BRIDGE OVER SKOPJE: When reporter Arie Farnam went to Skopje, Macedonia, to write about a TV show that mends ethnic rifts (this page), she stayed in the Old Turkish Quarter of the city. "It's a quaint haven of bustling markets and cafes where time seems to have stopped 15 years ago when Yugoslavia's ethnic groups lived side by side in relative harmony.

"The owners of my little hotel are Macedonians, although there is a mosque spire right in front of my window and most of the shopkeepers are Albanians and Turks. Romany and Bosnian children play in the narrow, winding streets and the smells of a wide variety of delicious Balkan foods wafts out of the cafes and kebab bars," says Arie.

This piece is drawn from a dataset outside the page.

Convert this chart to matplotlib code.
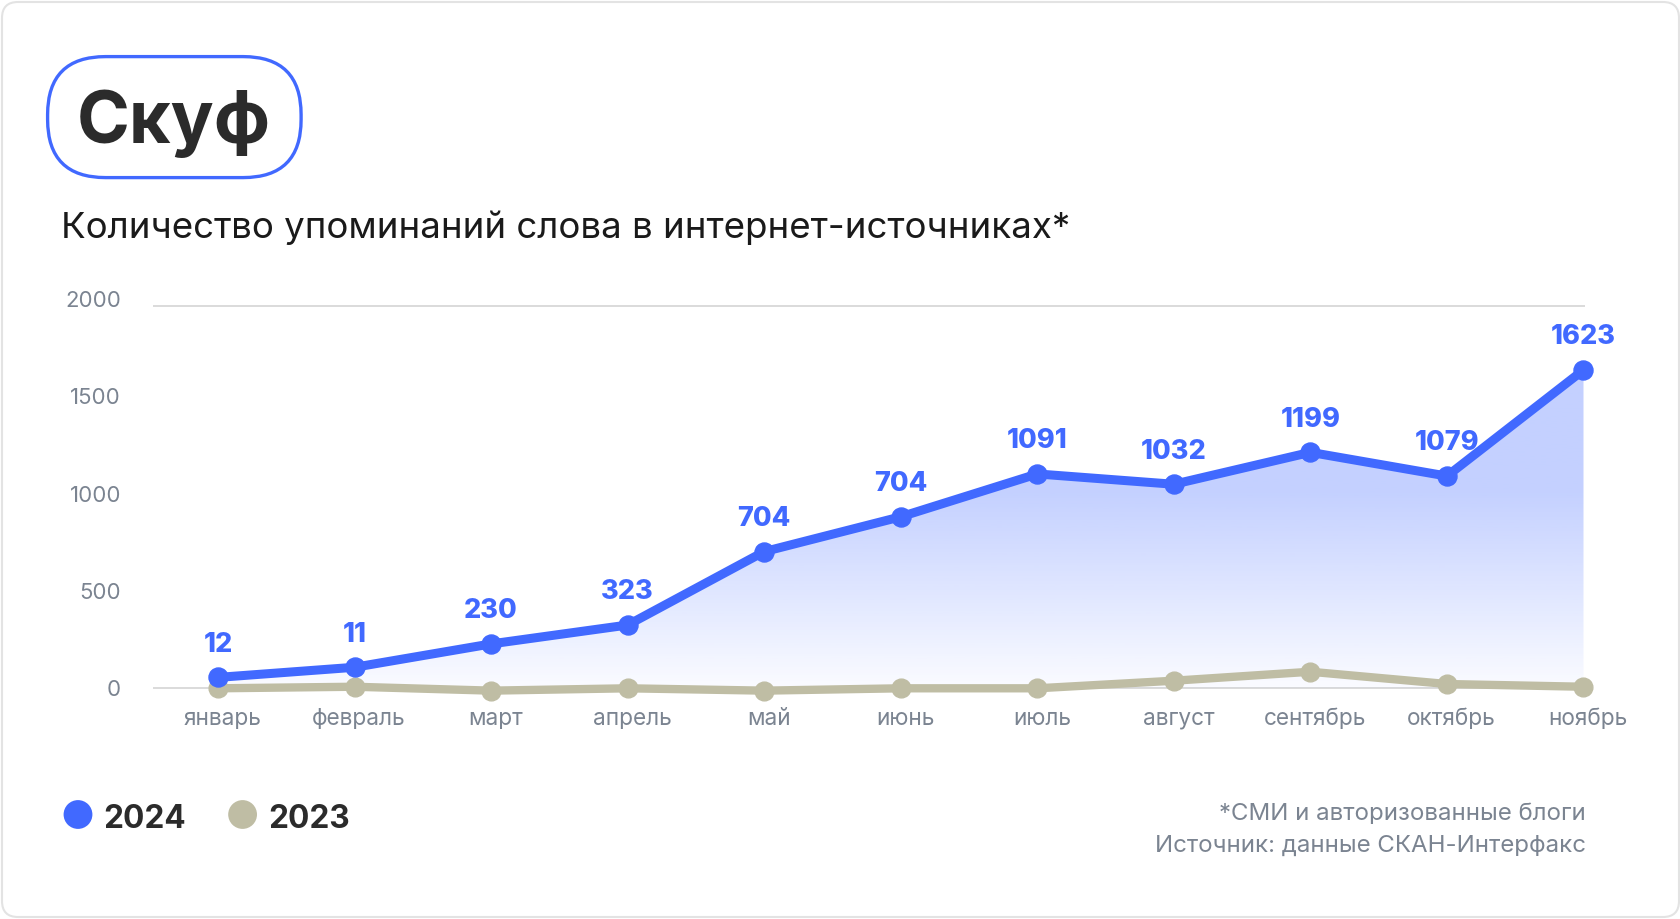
import numpy as np
import matplotlib
matplotlib.use("Agg")
import matplotlib.pyplot as plt
import matplotlib.transforms as mtransforms
from matplotlib.patches import FancyBboxPatch, Polygon
from matplotlib.colors import to_rgb

# ---------------- data ----------------
months = ["январь", "февраль", "март", "апрель", "май", "июнь",
          "июль", "август", "сентябрь", "октябрь", "ноябрь"]
values_2024 = [56, 108, 228, 325, 702, 881, 1101, 1048, 1212, 1090, 1635]
labels_2024 = ["12", "11", "230", "323", "704", "704", "1091", "1032", "1199", "1079", "1623"]
values_2023 = [0, 8, -12, 0, -12, 0, 0, 39, 85, 22, 8]
y_ticks = [0, 500, 1000, 1500, 2000]
series_names = ["2024", "2023"]
title = "Скуф"
subtitle = "Количество упоминаний слова в интернет-источниках*"
footnotes = ["*СМИ и авторизованные блоги", "Источник: данные СКАН-Интерфакс"]

# ---------------- style ----------------
BLUE = "#4169FF"
GRAY = "#BFBDA4"
TXT = "#2B2B2B"
MUTED = "#7B8491"
FONT = ["Inter", "DejaVu Sans"]
plt.rcParams["font.family"] = FONT

W, H, DPI = 1681, 919, 100
fig = plt.figure(figsize=(W / DPI, H / DPI), dpi=DPI)
fig.patch.set_facecolor("white")

bg = fig.add_axes([0, 0, 1, 1], zorder=0)
bg.set_xlim(0, W)
bg.set_ylim(H, 0)
bg.axis("off")

# card border
bg.add_patch(FancyBboxPatch((2, 2), W - 4, H - 4,
                            boxstyle="round,pad=0,rounding_size=16",
                            facecolor="white", edgecolor="#E3E3E3", lw=1.5))
# title pill
bg.add_patch(FancyBboxPatch((47.6, 56.6), 253.5, 121,
                            boxstyle="round,pad=0,rounding_size=58",
                            facecolor="white", edgecolor=BLUE, lw=2.4))
bg.text(173.5, 143, title, ha="center", va="baseline", fontsize=51.5,
        fontweight="bold", color=TXT)
bg.text(61, 238, subtitle, ha="left", va="baseline", fontsize=26.4,
        color="#1A1A1A")

# legend
leg_x = [78, 242.6]
for xx, name, col in zip(leg_x, series_names, [BLUE, GRAY]):
    bg.scatter([xx], [814.5], s=430, color=col, edgecolors="none")
    bg.text(xx + 25.5, 828, name, ha="left", va="baseline", fontsize=22.8,
            fontweight="bold", color=TXT)

# footnotes
for i, line in enumerate(footnotes):
    bg.text(1586, 820 + i * 32, line, ha="right", va="baseline",
            fontsize=17.3, color=MUTED)

# ---------------- chart ----------------
def px_box(l, t, r, b):
    return [l / W, 1 - b / H, (r - l) / W, (b - t) / H]

ax = fig.add_axes(px_box(153, 290, 1585, 700), zorder=1)
ax.patch.set_alpha(0)
x = np.arange(len(months))
ppu = 0.1947  # px per unit
zero_px = 688.3
xlim = (-(218 - 153) / 136.55, (1585 - 218) / 136.55)
ylim = (-(700 - zero_px) / ppu, (zero_px - 290) / ppu)

# gridlines: baseline and top line
ax.axhline(0, color="#DADADA", lw=1.4, zorder=0.5)
ax.axhline((zero_px - 305.7) / ppu, color="#DADADA", lw=1.4, zorder=0.5)

# gradient fill under 2024 line
verts = [(x[0], 0)] + list(zip(x, values_2024)) + [(x[-1], 0)]
clip = Polygon(verts, closed=True, facecolor="none", edgecolor="none")
ax.add_patch(clip)
vmax = max(values_2024)
gv = np.linspace(0, vmax, 400)
img = np.zeros((400, 1, 4))
img[..., :3] = to_rgb(BLUE)
img[:, 0, 3] = 0.025 + 0.285 * np.clip(gv / 1000, 0, 1)
im = ax.imshow(img, extent=[x[0], x[-1], 0, vmax], origin="lower",
               aspect="auto", zorder=1, interpolation="bilinear")
im.set_clip_path(clip)

ax.plot(x, values_2023, color=GRAY, lw=6, marker="o", ms=13.5,
        solid_capstyle="round", zorder=2, clip_on=False)
ax.plot(x, values_2024, color=BLUE, lw=6.5, marker="o", ms=13.7,
        solid_capstyle="round", zorder=3, clip_on=False)

for xi, v, lab in zip(x, values_2024, labels_2024):
    ax.annotate(lab, (xi, v), xytext=(0, 23.5), textcoords="offset points",
                ha="center", va="center", fontsize=19.5, fontweight=800,
                color=BLUE, zorder=4)

ax.set_xlim(*xlim)
ax.set_ylim(*ylim)
ax.set_yticks(y_ticks)
ax.set_yticklabels([str(t) for t in y_ticks])
ax.set_xticks(x)
ax.set_xticklabels(months)
ax.tick_params(axis="y", length=0, pad=23, labelsize=16, labelcolor=MUTED)
ax.tick_params(axis="x", length=0, pad=5.5, labelsize=16.3, labelcolor=MUTED)
shift = mtransforms.ScaledTranslation(4.5 / DPI, 0, fig.dpi_scale_trans)
for lbl in ax.get_xticklabels():
    lbl.set_transform(lbl.get_transform() + shift)
for s in ax.spines.values():
    s.set_visible(False)

fig.savefig("out.png", dpi=DPI, facecolor="white")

Sadly though, the Old Turkish Quarter has become an isolated haven of relatively good ethnic relations. "The Stone Bridge, which connects it to the rest of the more segregated Skopje, is slowly crumbling into the river. Locals tell me that there was once a tower in the middle of the bridge for the 'keeper' to watch over peace in the city. That tower had fallen before I ever came to Skopje, but last time I was here the bridge still had its stone railings and much of its cobblestones. Now those are gone and all that is left is a skeletal span, which only the brave cross. It's a disturbing symbol of the state of the connection between Macedonia's ethnic communities, but also the state of the ethnically mixed past with the segregated present," says Arie.

SIGHTSEEING IN VIENNA: While visiting relatives in Vienna Wednesday (on his way to take up his new posting as Africa correspondent), the Monitor's Abe McLaughlin couldn't resist filing a story from Arnold Schwarzenegger's homeland (page 4). "I drafted one of my relatives to serve as my interpreter/guide - and headed out to find people to talk to," says Abe. She took him around to the coffee houses, manicure shops, and hair salons.

"I met a ballerina who's from near Schwarzenegger's hometown. She's trying to make it in the big city. 'He's a dreamer and so am I,' she said. But she also criticized him for speaking to reporters in English - not German - when he came for a visit last year. 'He has forgotten where he came from,' she said. 'I never will.'

With deadline approaching, Abe left his relative at the hair salon and headed back to the hotel. "But I don't speak German, and I don't know Vienna," says Abe. "I got on the wrong train and did a few unnecessary laps around the city." He managed to get back in time to file.

Foreign correspondent lesson No. 1: Never leave your interpreter behind!